When you cut and light the typical premium cigar, you expect smoke. Puffing captures the billowing smoke and causes it to pass through the body of tobacco and into your mouth. But, there’s a difference between billowing smoke and the smoke you receive when you take a puff.

The ember (cherry) at the end of your cigar smolders as air is drawn across it as you puff. As the tobacco is consumed, ash forms at the foot of the cigar progressively. On the other side of that ember, closer to the head of the cigar, which is in your mouth, unburnt tobacco continues to fuel the ember, first heating the leaves (wrapper, binder and filler) and then, consuming the leaves, leaving ash.

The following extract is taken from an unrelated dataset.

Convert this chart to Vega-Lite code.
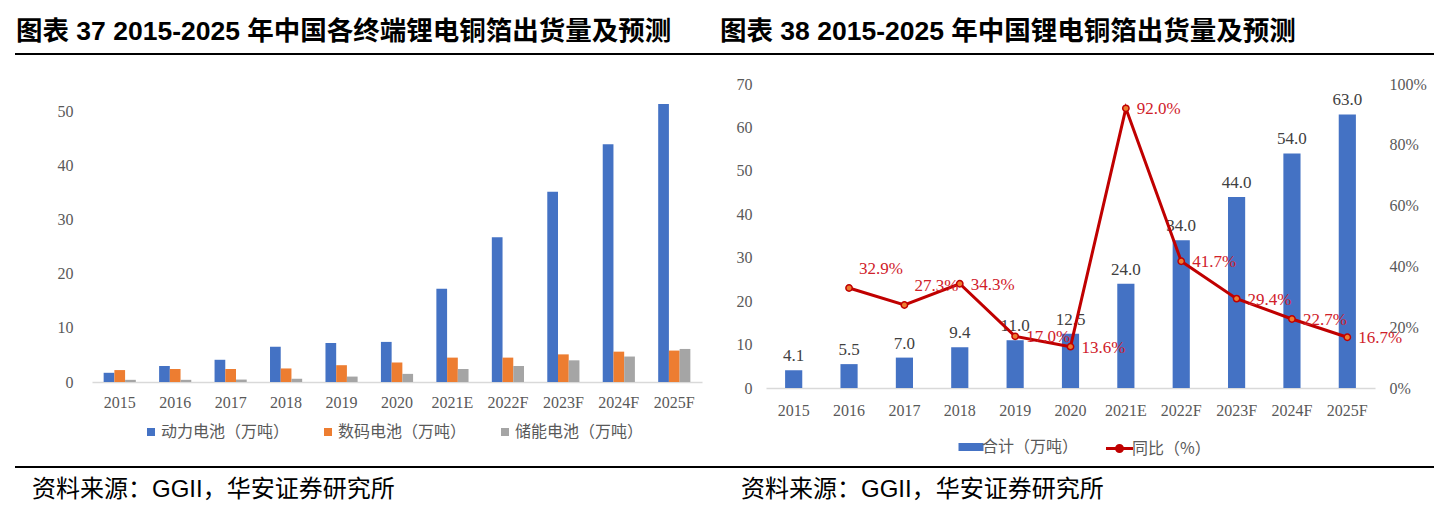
{
  "$schema": "https://vega.github.io/schema/vega-lite/v6.json",
  "background": "white",
  "padding": {"left": 15, "top": 18, "right": 0, "bottom": 0},
  "config": {
    "view": {"stroke": null},
    "axis": {"labelFont": "Liberation Serif", "labelColor": "#595959", "labelFontSize": 16, "ticks": false, "grid": false, "domain": false, "title": null},
    "legend": {"labelFont": "Noto Sans CJK SC", "labelColor": "#595959", "labelFontSize": 16, "title": null}
  },
  "datasets": {
    "components": [
      {"year": "2015", "type": "动力电池（万吨）", "value": 1.7},
      {"year": "2015", "type": "数码电池（万吨）", "value": 2.2},
      {"year": "2015", "type": "储能电池（万吨）", "value": 0.4},
      {"year": "2016", "type": "动力电池（万吨）", "value": 2.95},
      {"year": "2016", "type": "数码电池（万吨）", "value": 2.4},
      {"year": "2016", "type": "储能电池（万吨）", "value": 0.4},
      {"year": "2017", "type": "动力电池（万吨）", "value": 4.1},
      {"year": "2017", "type": "数码电池（万吨）", "value": 2.4},
      {"year": "2017", "type": "储能电池（万吨）", "value": 0.45},
      {"year": "2018", "type": "动力电池（万吨）", "value": 6.5},
      {"year": "2018", "type": "数码电池（万吨）", "value": 2.5},
      {"year": "2018", "type": "储能电池（万吨）", "value": 0.6},
      {"year": "2019", "type": "动力电池（万吨）", "value": 7.2},
      {"year": "2019", "type": "数码电池（万吨）", "value": 3.1},
      {"year": "2019", "type": "储能电池（万吨）", "value": 1.0},
      {"year": "2020", "type": "动力电池（万吨）", "value": 7.4},
      {"year": "2020", "type": "数码电池（万吨）", "value": 3.6},
      {"year": "2020", "type": "储能电池（万吨）", "value": 1.5},
      {"year": "2021E", "type": "动力电池（万吨）", "value": 17.2},
      {"year": "2021E", "type": "数码电池（万吨）", "value": 4.5},
      {"year": "2021E", "type": "储能电池（万吨）", "value": 2.4},
      {"year": "2022F", "type": "动力电池（万吨）", "value": 26.7},
      {"year": "2022F", "type": "数码电池（万吨）", "value": 4.5},
      {"year": "2022F", "type": "储能电池（万吨）", "value": 2.95},
      {"year": "2023F", "type": "动力电池（万吨）", "value": 35.1},
      {"year": "2023F", "type": "数码电池（万吨）", "value": 5.1},
      {"year": "2023F", "type": "储能电池（万吨）", "value": 4.0},
      {"year": "2024F", "type": "动力电池（万吨）", "value": 43.9},
      {"year": "2024F", "type": "数码电池（万吨）", "value": 5.6},
      {"year": "2024F", "type": "储能电池（万吨）", "value": 4.7},
      {"year": "2025F", "type": "动力电池（万吨）", "value": 51.3},
      {"year": "2025F", "type": "数码电池（万吨）", "value": 5.8},
      {"year": "2025F", "type": "储能电池（万吨）", "value": 6.1}
    ],
    "totals": [
      {"year": "2015", "total": 4.1, "yoy": null},
      {"year": "2016", "total": 5.5, "yoy": 0.329},
      {"year": "2017", "total": 7.0, "yoy": 0.273},
      {"year": "2018", "total": 9.4, "yoy": 0.343},
      {"year": "2019", "total": 11.0, "yoy": 0.170},
      {"year": "2020", "total": 12.5, "yoy": 0.136},
      {"year": "2021E", "total": 24.0, "yoy": 0.920},
      {"year": "2022F", "total": 34.0, "yoy": 0.417},
      {"year": "2023F", "total": 44.0, "yoy": 0.294},
      {"year": "2024F", "total": 54.0, "yoy": 0.227},
      {"year": "2025F", "total": 63.0, "yoy": 0.167}
    ]
  },
  "columns": 1,
  "align": "none",
  "spacing": {"row": 6, "column": 0},
  "concat": [
    {
      "columns": 1,
      "align": "none",
      "spacing": {"row": 19, "column": 0},
      "concat": [
        {
          "spacing": 0,
          "hconcat": [
            {
              "width": 705, "height": 2,
              "view": {"fill": "#000000", "stroke": null},
              "title": {"text": "图表 37 2015-2025 年中国各终端锂电铜箔出货量及预测", "anchor": "start", "frame": "group", "font": "Liberation Sans, Noto Sans CJK SC", "fontSize": 26.5, "fontWeight": "bold", "color": "#000000", "offset": -21, "baseline": "bottom", "dx": 1},
              "data": {"values": [{}]},
              "mark": {"type": "point", "opacity": 0},
              "encoding": {}
            },
            {
              "width": 714, "height": 2,
              "view": {"fill": "#000000", "stroke": null},
              "title": {"text": "图表 38 2015-2025 年中国锂电铜箔出货量及预测", "anchor": "start", "frame": "group", "font": "Liberation Sans, Noto Sans CJK SC", "fontSize": 26.5, "fontWeight": "bold", "color": "#000000", "offset": -21, "baseline": "bottom", "dx": 0},
              "data": {"values": [{}]},
              "mark": {"type": "point", "opacity": 0},
              "encoding": {}
            }
          ]
        },
        {
          "spacing": 34,
          "resolve": {"scale": {"x": "independent", "y": "independent", "color": "independent", "fill": "independent", "stroke": "independent"}},
          "hconcat": [
            {
              "width": 687, "height": 298,
              "data": {"name": "components"},
              "mark": {"type": "bar"},
              "encoding": {
                "x": {"field": "year", "type": "nominal", "sort": null, "scale": {"range": [77, 687], "paddingInner": 0.42, "paddingOuter": 0.21},
                  "axis": {"labelAngle": 0, "labelPadding": 12, "domain": true, "domainColor": "#D9D9D9", "domainWidth": 1.5}},
                "xOffset": {"field": "type", "type": "nominal", "sort": ["动力电池（万吨）", "数码电池（万吨）", "储能电池（万吨）"]},
                "y": {"field": "value", "type": "quantitative", "scale": {"domain": [0, 55], "nice": false},
                  "axis": {"values": [0, 10, 20, 30, 40, 50], "labelPadding": 19, "offset": -77}},
                "color": {"field": "type", "type": "nominal",
                  "scale": {"domain": ["动力电池（万吨）", "数码电池（万吨）", "储能电池（万吨）"], "range": ["#4472C4", "#ED7D31", "#A5A5A5"]},
                  "legend": {"orient": "none", "legendX": 128, "legendY": 340, "direction": "horizontal", "symbolType": "square", "symbolSize": 64, "symbolStrokeWidth": 0, "labelOffset": 2, "columnPadding": 30}}
              }
            },
            {
              "width": 609, "height": 304,
              "data": {"name": "totals"},
              "resolve": {"scale": {"y": "independent"}},
              "layer": [
                {
                  "mark": {"type": "bar"},
                  "encoding": {
                    "x": {"field": "year", "type": "nominal", "sort": null, "scale": {"paddingInner": 0.69, "paddingOuter": 0.345},
                      "axis": {"labelAngle": 0, "labelPadding": 14, "domain": true, "domainColor": "#D9D9D9", "domainWidth": 1.5}},
                    "y": {"field": "total", "type": "quantitative", "scale": {"domain": [0, 70], "nice": false},
                      "axis": {"values": [0, 10, 20, 30, 40, 50, 60, 70], "labelPadding": 14, "minExtent": 30}},
                    "fill": {"datum": "合计（万吨）", "scale": {"range": ["#4472C4"]},
                      "legend": {"orient": "none", "legendX": 195, "legendY": 353, "symbolType": "M-1.25,-0.4H1.25V0.4H-1.25Z", "symbolSize": 400, "symbolStrokeWidth": 0, "labelOffset": 1}}
                  }
                },
                {
                  "mark": {"type": "text", "baseline": "bottom", "dy": -5, "font": "Liberation Serif", "fontSize": 17, "color": "#404040"},
                  "encoding": {
                    "x": {"field": "year", "type": "nominal", "sort": null},
                    "y": {"field": "total", "type": "quantitative", "scale": {"domain": [0, 70], "nice": false}, "axis": null},
                    "text": {"field": "total", "type": "quantitative", "format": ".1f"}
                  }
                },
                {
                  "transform": [{"filter": "isValid(datum.yoy)"}],
                  "layer": [
                    {
                      "mark": {"type": "line", "strokeWidth": 3, "color": "#C00000"},
                      "encoding": {
                        "x": {"field": "year", "type": "nominal", "sort": null},
                        "y": {"field": "yoy", "type": "quantitative", "scale": {"domain": [0, 1], "nice": false},
                          "axis": {"orient": "right", "values": [0, 0.1, 0.2, 0.3, 0.4, 0.5, 0.6, 0.7, 0.8, 0.9, 1.0], "format": ".0%", "labelPadding": 14}},
                        "stroke": {"datum": "同比（%）", "scale": {"range": ["#C00000"]},
                          "legend": {"orient": "none", "legendX": 342, "legendY": 353, "symbolType": "M-1.35,0H1.35M0.3,0A0.3,0.3 0 1 1 -0.3,0A0.3,0.3 0 1 1 0.3,0", "symbolSize": 400, "symbolStrokeWidth": 3, "symbolFillColor": "#ED7D31", "labelOffset": 1}}
                      }
                    },
                    {
                      "mark": {"type": "point", "filled": true, "size": 40, "fill": "#ED7D31", "stroke": "#C00000", "strokeWidth": 1.5, "opacity": 1},
                      "encoding": {
                        "x": {"field": "year", "type": "nominal", "sort": null},
                        "y": {"field": "yoy", "type": "quantitative"}
                      }
                    },
                    {
                      "transform": [{"filter": "datum.year != '2016' && datum.year != '2017'"}],
                      "mark": {"type": "text", "align": "left", "baseline": "middle", "dx": 11, "dy": 1, "font": "Liberation Serif", "fontSize": 17, "color": "#D0202A"},
                      "encoding": {
                        "x": {"field": "year", "type": "nominal", "sort": null},
                        "y": {"field": "yoy", "type": "quantitative"},
                        "text": {"field": "yoy", "type": "quantitative", "format": ".1%"}
                      }
                    },
                    {
                      "transform": [{"filter": "datum.year == '2016' || datum.year == '2017'"}],
                      "mark": {"type": "text", "align": "left", "baseline": "middle", "dx": 10, "dy": -19, "font": "Liberation Serif", "fontSize": 17, "color": "#D0202A"},
                      "encoding": {
                        "x": {"field": "year", "type": "nominal", "sort": null},
                        "y": {"field": "yoy", "type": "quantitative"},
                        "text": {"field": "yoy", "type": "quantitative", "format": ".1%"}
                      }
                    }
                  ]
                }
              ]
            }
          ]
        }
      ]
    },
    {
      "spacing": 0,
      "hconcat": [
        {
          "width": 705, "height": 2,
          "view": {"fill": "#000000", "stroke": null},
          "title": {"text": "资料来源：GGII，华安证券研究所", "orient": "bottom", "anchor": "start", "frame": "group", "font": "Liberation Sans, Noto Sans CJK SC", "fontSize": 24, "fontWeight": "normal", "color": "#000000", "offset": 8, "dx": 17},
          "data": {"values": [{}]},
          "mark": {"type": "point", "opacity": 0},
          "encoding": {}
        },
        {
          "width": 714, "height": 2,
          "view": {"fill": "#000000", "stroke": null},
          "title": {"text": "资料来源：GGII，华安证券研究所", "orient": "bottom", "anchor": "start", "frame": "group", "font": "Liberation Sans, Noto Sans CJK SC", "fontSize": 24, "fontWeight": "normal", "color": "#000000", "offset": 8, "dx": 21},
          "data": {"values": [{}]},
          "mark": {"type": "point", "opacity": 0},
          "encoding": {}
        }
      ]
    }
  ]
}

Where the magic happens is when the ember heats the tobacco. Because we keep cigars humidified, there are robust oils maintained in the unburnt leaves. As they’re heated, but before they are burnt, the various leaves from which the cigar is built release vaporized oils. By drawing air and smoke through the cigar, the vapors are whisked away and into your mouth with each puff. The smoke isn’t really required, but it’s a necessary evil when you’re puffing on something that’s burning and is factored into the smoking experience that the master blender has created nonetheless.

If you want to test this process without lighting-up a cigar (or pipe for that matter, take a small amount to barbeque sauce from the fridge or fresh from a new bottle and taste it. Give it a second and lean into it while taking in its aroma.

Now, take that same barbeque sauce and heat it (microwave is fine). Now taste and smell it. The oils in the various ingredients are released with heat. What tastes and smells good cold, tastes and smells fantastically complex when hot. Cigars and pipes (yes, even “those” pipes) work the exact same way.


With all this physics in mind, there’s a major difference in the ember temperatures of smaller ring and larger ring cigars. You need to keep this in mind — the larger the diameter of the cigar, the lower the ember temperature, given the same relative draw force. If you get the ember too hot, you’re just burning dead leaves — the oil vapor is incinerated before it has a chance to latch onto the smoke that’s passing through it. If the ember is too cool, there’s not enough heat to get the full experience that the blender targeted (and, you’ll probably need to “puff it up” or relight).

NOTE: These are the exact same principles that affect pipe tobacco smoking experiences. The larger the diameter of the bowl, the lower the relative ember temperature.


Now that you know what’s happening in your cigar, you’ve got something to ponder as you sit back, relax and take that next puff. Are you a slender cigar smoker or a large ring cigar smoker. How fast do you smoke, which affects the burning temperature of your cigar. And the biggest question — can you enjoy your cigar more by keeping these facts in mind?